Publication details

Teacher Trainees Create and Exploit a Graded Reader Corpus

Authors

THOMAS James Edward

Year of publication 2014
Type Appeared in Conference without Proceedings
MU Faculty or unit

Faculty of Arts

Citation
Description Trainees are MA students in a Faculty of Arts teacher training program. In Spring 2014, their courses in “Linguistics for Language Teachers” ran in parallel with "Syllabus, Lesson and Material Design for ELT". The pre-service teachers are mostly familiar as their undergraduate program offers courses that revolve around corpora. Further training was available through worksheets taken from Discovering English with Sketch Engine (Thomas 2015). We use Sketch Engine to create corpora and for linguistic analysis.
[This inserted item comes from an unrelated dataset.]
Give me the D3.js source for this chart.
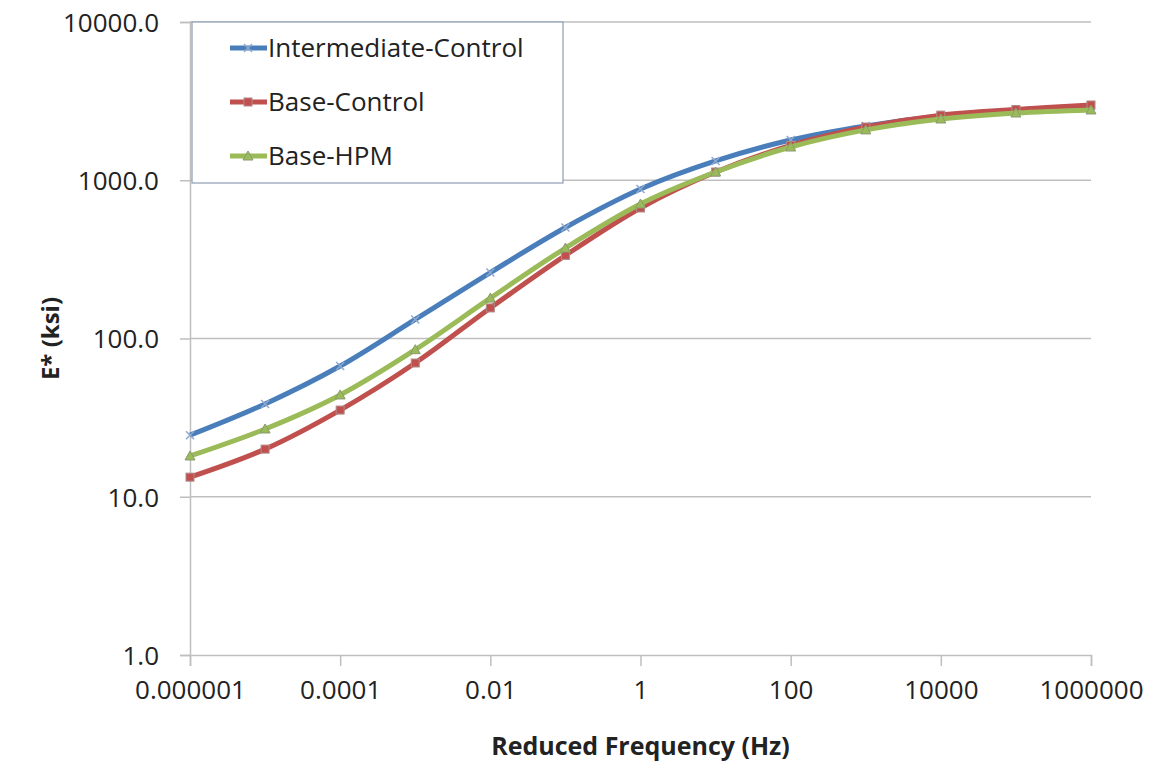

Working in small groups, each chose a graded reader, scanned it and added it to an existing corpus of graded readers. The trainees used our concordancing software to search their texts for examples of a wide range of language features that they will soon be teaching. They made a subcorpus of books at the same GR Level. Using a "hierarchy of language" framework for linguistic searches, the trainees located examples at the levels of morphology, word usage, functional phrases, word templates, aspects of sentence structure. These include various MWUs. The trainees made some discourse level findings and were also able to search for syntagms that instantiate tense/aspect usage in their subcorpora. The trainees also observed “topic trails” that appeared either across a whole graded reader or in selected sections. They were then required to present their findings in a Moodle course. The trainees had not used it for creating teaching-learning materials. In addition to the specific linguistic features that they derived from corpora, the graded reader corpus was also exploited for literary and cultural purposes. Trainees then developed their work into lessons that they will pilot on students whom they will teach in our Internal Teaching Practice. Groups of trainees teach a one semester course with c. 12 students in it. They have developed original teaching material that they will adapt to meet the needs of the students whom they are about to meet.